Le nombre d'apprentis en France en hausse de 16%
06 févr. 2020
3min
Journaliste
Et si un jour tous les jeunes en quête de formation optaient pour l’apprentissage, plus professionnalisant et plus intéressant financièrement ? On en est encore loin, mais le nombre d’apprentis ne cesse de grimper année après année. Comme l’a annoncé la Ministre du Travail Muriel Pénicaud, celui-ci a d’ailleurs augmenté de 16% en 2019. Pourquoi un tel succès ? Comment s’explique cette croissance historique ? Déchiffrage.
Un succès sans précédent
Alors que l’apprentissage existe depuis presque 100 ans, le sens du mot n’est pas toujours bien compris en raison de la diversité des publics auxquels il s’adresse et de la multitude de secteurs qu’il concerne. Revenons donc sur la définition même du terme pour être sûrs de ce dont on parle. En France, l’apprentissage est un mode de formation basé sur l’alternance : les apprentis alternent entre moments en entreprise et cours dans un centre de formation (CFA) qui peut être un établissement d’enseignement public ou privé. Les contrats d’apprentissages peuvent être délivrés à tous les niveaux d’études, du CAP/BEP au Master (Bac+5). Il peut donc s’agir de contrats délivrés à de jeunes artisans en devenir comme à des futurs cadres.
Après une forte diminution du nombre d’apprentis constatée entre 2012 et 2015, l’apprentissage avait repris des couleurs à partir de 2016. Et la décennie s’est conclue de la meilleure des manières puisque la formation en alternance a connu une progression sans précédent. On dénombre ainsi 491 000 apprentis en 2019, un chiffre qui n’avait encore jamais été atteint depuis la création du contrat d’apprentissage en 1928. À titre de comparaison, en 2016, 288 700 contrats d’apprentissage avaient été délivrés, soit quasiment deux fois moins !

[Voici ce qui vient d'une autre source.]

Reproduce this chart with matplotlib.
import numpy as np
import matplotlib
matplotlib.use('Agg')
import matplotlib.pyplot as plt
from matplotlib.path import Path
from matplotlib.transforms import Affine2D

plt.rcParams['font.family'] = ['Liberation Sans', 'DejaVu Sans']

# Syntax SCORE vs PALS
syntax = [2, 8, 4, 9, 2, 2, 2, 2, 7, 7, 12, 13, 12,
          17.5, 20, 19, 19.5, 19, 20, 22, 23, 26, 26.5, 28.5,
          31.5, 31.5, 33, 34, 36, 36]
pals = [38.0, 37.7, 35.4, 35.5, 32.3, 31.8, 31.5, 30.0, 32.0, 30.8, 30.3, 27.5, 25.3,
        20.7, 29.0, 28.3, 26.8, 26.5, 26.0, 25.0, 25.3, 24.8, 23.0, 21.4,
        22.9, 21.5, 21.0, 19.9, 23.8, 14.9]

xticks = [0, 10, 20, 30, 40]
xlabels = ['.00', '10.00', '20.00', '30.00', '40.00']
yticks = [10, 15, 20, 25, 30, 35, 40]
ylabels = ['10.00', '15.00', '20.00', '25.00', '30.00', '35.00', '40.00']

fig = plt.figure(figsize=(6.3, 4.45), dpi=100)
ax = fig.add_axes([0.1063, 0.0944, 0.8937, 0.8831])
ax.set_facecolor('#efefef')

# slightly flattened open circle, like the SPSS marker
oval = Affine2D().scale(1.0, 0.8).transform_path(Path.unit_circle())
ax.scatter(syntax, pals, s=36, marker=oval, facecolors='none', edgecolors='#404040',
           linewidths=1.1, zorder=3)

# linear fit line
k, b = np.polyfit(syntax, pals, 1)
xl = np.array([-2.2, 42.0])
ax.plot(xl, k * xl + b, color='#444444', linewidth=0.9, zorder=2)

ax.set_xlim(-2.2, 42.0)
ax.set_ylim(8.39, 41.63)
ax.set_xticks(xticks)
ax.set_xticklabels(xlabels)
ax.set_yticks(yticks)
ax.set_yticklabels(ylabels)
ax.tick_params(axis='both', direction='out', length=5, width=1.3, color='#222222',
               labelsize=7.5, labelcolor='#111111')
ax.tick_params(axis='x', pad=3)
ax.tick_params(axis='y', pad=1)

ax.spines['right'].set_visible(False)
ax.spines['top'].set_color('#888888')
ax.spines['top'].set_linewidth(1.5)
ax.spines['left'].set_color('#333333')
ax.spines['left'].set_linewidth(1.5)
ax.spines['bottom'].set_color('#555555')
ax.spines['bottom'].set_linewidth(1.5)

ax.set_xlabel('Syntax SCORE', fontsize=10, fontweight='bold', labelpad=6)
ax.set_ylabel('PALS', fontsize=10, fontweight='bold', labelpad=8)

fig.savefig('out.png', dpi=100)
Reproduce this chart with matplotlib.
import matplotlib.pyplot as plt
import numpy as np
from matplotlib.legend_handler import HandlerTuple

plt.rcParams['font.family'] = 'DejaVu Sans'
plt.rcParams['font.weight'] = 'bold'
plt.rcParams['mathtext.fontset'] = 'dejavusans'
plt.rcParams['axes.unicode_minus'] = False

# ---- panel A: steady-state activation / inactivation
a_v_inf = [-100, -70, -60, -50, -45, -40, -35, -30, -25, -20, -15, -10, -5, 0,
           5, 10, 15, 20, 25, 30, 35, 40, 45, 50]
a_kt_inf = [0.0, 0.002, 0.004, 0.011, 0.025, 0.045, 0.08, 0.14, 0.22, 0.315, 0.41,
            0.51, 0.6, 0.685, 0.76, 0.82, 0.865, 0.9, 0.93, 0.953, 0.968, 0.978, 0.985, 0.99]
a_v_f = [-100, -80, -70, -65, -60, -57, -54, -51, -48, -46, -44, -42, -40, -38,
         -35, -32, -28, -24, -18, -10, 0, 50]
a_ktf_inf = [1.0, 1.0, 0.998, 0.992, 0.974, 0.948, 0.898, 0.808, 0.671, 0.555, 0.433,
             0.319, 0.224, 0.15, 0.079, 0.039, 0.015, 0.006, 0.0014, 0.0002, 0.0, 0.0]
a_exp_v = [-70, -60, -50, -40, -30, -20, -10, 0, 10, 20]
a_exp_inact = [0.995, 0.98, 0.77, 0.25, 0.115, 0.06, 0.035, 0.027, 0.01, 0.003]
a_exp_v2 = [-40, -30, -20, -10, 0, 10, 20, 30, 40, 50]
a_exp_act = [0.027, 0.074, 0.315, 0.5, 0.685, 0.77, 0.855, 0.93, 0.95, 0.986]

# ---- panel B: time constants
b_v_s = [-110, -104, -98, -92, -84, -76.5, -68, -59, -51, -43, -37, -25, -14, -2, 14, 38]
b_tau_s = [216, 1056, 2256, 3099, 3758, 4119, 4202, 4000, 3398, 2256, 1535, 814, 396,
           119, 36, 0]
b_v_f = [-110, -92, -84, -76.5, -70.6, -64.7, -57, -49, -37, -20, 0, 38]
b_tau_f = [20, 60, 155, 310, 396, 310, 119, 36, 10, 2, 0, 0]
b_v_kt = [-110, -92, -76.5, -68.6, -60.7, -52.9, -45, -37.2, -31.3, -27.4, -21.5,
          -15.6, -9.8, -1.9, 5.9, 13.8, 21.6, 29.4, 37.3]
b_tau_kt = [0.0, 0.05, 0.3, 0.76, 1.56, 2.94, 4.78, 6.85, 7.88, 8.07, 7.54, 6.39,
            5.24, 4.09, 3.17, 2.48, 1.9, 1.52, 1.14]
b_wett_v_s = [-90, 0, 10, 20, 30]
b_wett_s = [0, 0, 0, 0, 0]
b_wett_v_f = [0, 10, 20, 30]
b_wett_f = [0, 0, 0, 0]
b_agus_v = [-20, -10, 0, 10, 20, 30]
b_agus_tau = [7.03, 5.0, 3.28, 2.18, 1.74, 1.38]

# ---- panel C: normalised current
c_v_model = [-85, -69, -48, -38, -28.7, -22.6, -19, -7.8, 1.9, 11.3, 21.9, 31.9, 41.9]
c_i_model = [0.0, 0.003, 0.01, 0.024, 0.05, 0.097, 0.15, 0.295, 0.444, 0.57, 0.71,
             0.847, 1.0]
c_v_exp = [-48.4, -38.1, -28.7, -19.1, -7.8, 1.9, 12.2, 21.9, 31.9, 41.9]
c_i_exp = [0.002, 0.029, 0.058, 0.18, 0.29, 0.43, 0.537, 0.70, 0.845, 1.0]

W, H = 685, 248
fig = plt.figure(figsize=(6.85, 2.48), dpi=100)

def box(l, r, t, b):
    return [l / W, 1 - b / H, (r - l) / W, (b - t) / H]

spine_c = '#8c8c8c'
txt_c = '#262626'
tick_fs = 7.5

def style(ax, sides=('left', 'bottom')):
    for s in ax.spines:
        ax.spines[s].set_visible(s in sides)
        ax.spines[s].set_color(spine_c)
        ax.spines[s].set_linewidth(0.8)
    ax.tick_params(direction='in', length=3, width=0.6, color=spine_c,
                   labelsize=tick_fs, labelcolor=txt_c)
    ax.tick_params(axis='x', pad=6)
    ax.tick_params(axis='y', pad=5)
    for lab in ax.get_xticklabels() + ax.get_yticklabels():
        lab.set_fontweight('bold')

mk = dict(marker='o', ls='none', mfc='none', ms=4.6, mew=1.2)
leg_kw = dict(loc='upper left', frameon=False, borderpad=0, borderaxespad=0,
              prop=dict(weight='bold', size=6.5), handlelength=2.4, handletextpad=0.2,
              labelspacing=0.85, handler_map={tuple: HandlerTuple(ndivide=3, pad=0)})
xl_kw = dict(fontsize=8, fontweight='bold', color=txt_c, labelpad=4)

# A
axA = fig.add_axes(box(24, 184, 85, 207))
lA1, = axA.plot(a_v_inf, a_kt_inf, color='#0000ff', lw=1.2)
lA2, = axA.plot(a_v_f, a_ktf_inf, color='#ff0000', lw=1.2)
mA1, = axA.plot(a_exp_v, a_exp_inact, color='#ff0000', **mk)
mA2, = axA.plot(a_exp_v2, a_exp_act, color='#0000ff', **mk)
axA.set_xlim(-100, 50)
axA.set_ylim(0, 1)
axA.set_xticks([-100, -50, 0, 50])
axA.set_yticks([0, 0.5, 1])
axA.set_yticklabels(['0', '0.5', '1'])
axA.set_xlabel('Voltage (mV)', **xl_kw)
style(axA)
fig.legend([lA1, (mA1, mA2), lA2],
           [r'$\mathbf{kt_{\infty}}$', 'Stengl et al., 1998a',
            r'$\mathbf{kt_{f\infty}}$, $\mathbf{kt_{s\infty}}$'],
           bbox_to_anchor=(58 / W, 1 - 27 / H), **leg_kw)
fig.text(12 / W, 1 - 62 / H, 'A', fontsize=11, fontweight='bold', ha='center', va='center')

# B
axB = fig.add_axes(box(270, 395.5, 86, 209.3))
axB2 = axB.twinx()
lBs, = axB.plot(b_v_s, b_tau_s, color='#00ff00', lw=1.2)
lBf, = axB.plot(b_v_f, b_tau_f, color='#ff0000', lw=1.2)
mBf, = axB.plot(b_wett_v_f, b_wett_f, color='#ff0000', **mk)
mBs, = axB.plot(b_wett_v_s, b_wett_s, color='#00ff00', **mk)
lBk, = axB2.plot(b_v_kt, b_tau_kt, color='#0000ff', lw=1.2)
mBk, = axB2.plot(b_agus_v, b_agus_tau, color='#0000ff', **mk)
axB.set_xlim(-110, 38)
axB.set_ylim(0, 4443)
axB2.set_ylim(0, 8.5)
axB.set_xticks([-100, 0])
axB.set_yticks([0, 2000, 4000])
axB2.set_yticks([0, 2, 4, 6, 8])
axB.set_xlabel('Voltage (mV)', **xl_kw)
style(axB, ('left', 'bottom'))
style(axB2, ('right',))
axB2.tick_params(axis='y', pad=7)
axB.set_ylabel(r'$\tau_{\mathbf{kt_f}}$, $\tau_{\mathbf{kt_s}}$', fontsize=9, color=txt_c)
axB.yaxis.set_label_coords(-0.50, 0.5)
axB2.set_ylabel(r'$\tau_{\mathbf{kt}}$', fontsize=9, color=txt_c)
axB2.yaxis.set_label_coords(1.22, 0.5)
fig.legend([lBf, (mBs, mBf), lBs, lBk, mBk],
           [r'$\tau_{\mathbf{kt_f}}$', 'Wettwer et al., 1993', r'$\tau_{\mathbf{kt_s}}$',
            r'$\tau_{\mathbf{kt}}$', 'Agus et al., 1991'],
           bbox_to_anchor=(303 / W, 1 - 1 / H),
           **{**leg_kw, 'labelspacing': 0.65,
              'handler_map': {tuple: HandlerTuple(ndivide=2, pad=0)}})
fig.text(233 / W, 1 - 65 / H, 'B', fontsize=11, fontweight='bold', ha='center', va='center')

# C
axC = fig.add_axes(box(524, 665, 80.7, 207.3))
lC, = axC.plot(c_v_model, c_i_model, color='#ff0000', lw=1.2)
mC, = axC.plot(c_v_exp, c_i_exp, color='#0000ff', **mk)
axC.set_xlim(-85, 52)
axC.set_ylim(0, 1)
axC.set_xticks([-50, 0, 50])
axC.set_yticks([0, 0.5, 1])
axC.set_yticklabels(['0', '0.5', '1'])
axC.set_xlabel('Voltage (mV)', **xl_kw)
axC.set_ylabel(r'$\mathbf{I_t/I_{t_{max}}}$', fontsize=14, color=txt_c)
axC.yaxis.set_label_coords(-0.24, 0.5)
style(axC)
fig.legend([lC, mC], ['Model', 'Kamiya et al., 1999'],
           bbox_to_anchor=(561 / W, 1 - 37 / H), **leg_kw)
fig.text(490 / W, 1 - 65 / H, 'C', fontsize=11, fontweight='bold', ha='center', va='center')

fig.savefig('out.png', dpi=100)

Un succès qui n’a rien de surprenant quand on énumère les avantages de ce mode de formation. Mettre un pied dans le monde du travail, acquérir de l’expérience professionnelle tout en ayant accès à des cours, et surtout, avoir la possibilité d’être rémunéré chaque mois durant sa formation… De quoi entrer dans la vie active en ayant fait le plein de connaissances et de confiance. Et même si cela demande de l’organisation et de la volonté pour survivre aux emplois du temps souvent chargés entre cours et entreprise, le jeu en vaudrait la chandelle. L’apprentissage serait même un chemin particulièrement sûr vers l’emploi : à la fin de leurs études, les apprentis s’insèrent plus facilement sur le marché de l’emploi que les personnes en formation initiale (à diplôme égal). Ils sont en effet 69% à être en poste 7 mois après la fin de leur formation, et ce taux d’insertion augmente avec le niveau d’études (82% pour les bac pros, 88% pour les BTS).

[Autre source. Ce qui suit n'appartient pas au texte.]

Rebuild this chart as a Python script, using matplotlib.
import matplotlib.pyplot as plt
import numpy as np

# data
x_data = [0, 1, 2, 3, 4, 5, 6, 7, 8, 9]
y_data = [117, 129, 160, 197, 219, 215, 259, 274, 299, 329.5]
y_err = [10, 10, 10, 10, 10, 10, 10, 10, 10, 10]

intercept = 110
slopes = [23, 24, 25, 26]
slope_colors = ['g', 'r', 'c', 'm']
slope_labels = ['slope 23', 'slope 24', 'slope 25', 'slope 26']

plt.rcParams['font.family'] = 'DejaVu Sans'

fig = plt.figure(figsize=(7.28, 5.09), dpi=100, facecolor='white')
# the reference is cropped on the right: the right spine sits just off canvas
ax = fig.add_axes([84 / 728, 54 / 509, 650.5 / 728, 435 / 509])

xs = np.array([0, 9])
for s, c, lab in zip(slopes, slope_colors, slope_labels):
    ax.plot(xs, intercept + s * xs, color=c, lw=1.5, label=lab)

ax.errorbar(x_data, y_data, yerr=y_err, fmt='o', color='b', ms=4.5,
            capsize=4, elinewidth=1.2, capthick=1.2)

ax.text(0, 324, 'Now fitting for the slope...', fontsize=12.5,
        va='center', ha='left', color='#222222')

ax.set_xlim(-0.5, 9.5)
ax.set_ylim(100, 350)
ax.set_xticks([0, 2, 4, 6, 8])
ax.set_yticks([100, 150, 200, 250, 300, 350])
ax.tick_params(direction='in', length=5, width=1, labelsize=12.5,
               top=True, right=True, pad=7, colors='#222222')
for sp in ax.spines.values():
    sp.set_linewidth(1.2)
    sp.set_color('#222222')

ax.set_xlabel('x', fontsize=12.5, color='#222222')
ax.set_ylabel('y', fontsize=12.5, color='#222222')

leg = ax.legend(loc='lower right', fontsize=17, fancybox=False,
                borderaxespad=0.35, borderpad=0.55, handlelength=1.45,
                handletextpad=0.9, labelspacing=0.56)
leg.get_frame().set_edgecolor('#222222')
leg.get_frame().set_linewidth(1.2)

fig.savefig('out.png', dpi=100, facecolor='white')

La loi pour la Liberté de choisir son avenir professionnel
Malgré la liste d’avantages incontestables, l’apprentissage a longtemps balbutié en France et souffert d’une image négative. Mais en 2018, l’Etat a montré son intention de le promouvoir davantage auprès des jeunes en intégrant une réforme sur l’apprentissage dans la loi pour la Liberté de choisir son avenir professionnel, effective depuis janvier 2019.

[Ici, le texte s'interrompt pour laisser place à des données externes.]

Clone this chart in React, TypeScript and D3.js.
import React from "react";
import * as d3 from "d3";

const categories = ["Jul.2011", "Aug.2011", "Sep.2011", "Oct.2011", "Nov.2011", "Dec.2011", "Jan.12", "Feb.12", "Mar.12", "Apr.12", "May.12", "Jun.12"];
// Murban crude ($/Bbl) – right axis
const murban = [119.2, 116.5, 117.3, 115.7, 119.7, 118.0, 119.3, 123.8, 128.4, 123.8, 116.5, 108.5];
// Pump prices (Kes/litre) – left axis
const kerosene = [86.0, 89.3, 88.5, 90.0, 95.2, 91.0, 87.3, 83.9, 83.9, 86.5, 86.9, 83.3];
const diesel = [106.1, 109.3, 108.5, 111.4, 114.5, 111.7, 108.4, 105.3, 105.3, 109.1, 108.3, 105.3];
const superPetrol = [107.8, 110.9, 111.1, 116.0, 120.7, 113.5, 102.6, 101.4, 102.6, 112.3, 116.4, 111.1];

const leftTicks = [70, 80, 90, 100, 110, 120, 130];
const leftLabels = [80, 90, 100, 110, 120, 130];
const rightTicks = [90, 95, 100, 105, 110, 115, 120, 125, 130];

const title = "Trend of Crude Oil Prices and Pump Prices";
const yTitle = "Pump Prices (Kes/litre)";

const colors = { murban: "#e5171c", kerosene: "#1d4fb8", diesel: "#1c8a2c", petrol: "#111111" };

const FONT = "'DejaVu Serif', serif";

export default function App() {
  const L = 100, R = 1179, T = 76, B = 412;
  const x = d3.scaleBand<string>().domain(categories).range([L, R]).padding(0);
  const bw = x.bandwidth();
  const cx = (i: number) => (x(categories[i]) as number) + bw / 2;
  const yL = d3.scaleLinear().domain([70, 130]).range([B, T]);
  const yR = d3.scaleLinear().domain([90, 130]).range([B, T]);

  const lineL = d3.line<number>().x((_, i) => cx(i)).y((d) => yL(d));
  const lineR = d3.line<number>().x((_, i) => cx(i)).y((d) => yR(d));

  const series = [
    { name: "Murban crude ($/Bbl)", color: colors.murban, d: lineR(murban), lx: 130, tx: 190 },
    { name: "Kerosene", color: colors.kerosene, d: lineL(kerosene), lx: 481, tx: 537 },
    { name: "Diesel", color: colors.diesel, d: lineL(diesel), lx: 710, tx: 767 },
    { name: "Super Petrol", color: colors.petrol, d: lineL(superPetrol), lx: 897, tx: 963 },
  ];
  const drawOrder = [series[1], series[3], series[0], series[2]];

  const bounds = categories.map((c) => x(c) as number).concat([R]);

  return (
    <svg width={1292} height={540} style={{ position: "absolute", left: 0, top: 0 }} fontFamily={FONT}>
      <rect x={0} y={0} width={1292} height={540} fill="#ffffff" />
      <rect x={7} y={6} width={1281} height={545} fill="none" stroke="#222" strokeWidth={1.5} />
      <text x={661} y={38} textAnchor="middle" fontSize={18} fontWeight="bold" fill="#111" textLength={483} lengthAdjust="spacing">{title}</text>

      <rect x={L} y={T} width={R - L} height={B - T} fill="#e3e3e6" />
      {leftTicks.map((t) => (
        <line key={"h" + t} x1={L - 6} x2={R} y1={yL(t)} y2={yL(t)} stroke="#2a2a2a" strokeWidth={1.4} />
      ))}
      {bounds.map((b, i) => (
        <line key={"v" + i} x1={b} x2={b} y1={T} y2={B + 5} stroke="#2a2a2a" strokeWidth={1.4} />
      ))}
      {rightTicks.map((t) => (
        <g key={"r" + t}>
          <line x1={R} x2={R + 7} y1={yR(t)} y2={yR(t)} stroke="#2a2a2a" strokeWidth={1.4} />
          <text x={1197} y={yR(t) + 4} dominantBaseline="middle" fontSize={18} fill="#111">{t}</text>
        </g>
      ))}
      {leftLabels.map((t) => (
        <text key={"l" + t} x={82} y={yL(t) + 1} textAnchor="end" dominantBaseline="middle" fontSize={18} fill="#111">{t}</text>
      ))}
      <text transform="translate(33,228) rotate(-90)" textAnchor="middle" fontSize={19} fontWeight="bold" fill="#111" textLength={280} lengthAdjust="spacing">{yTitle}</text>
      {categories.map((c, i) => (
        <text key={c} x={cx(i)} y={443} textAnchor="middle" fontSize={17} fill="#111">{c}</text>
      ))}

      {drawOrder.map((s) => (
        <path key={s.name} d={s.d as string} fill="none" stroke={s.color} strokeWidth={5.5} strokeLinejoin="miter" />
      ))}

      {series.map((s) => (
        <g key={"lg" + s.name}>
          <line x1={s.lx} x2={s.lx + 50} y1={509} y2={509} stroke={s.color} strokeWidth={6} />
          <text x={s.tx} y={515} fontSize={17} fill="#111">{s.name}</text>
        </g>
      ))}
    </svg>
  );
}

Parmi les changements apportés par cette réforme, on retrouve notamment une augmentation des salaires des apprentis et une aide de 500 € accordée sur le permis de conduire. Il a aussi été décidé d’ouvrir ces contrats à un plus grand nombre d’apprentis, en augmentant la fourchette de l’âge réglementaire de 14-26 ans, à 16-30 ans. Par ailleurs, certaines mesures de la réforme ont pour objectif d’impliquer davantage les entreprises dans le fonctionnement et le financement de l’apprentissage pour soulager les régions. Depuis janvier 2019 et l’application de la réforme, les entreprises peuvent donc créer elles-mêmes leur CFA en vue de former les talents de demain. Enfin, au niveau des démarches, l’Etat a voulu simplifier les choses : il est désormais plus facile de faire une demande pour devenir maître d’apprentissage et les aides financières des entreprises ne sont plus le casse-tête administratif qu’elles étaient auparavant.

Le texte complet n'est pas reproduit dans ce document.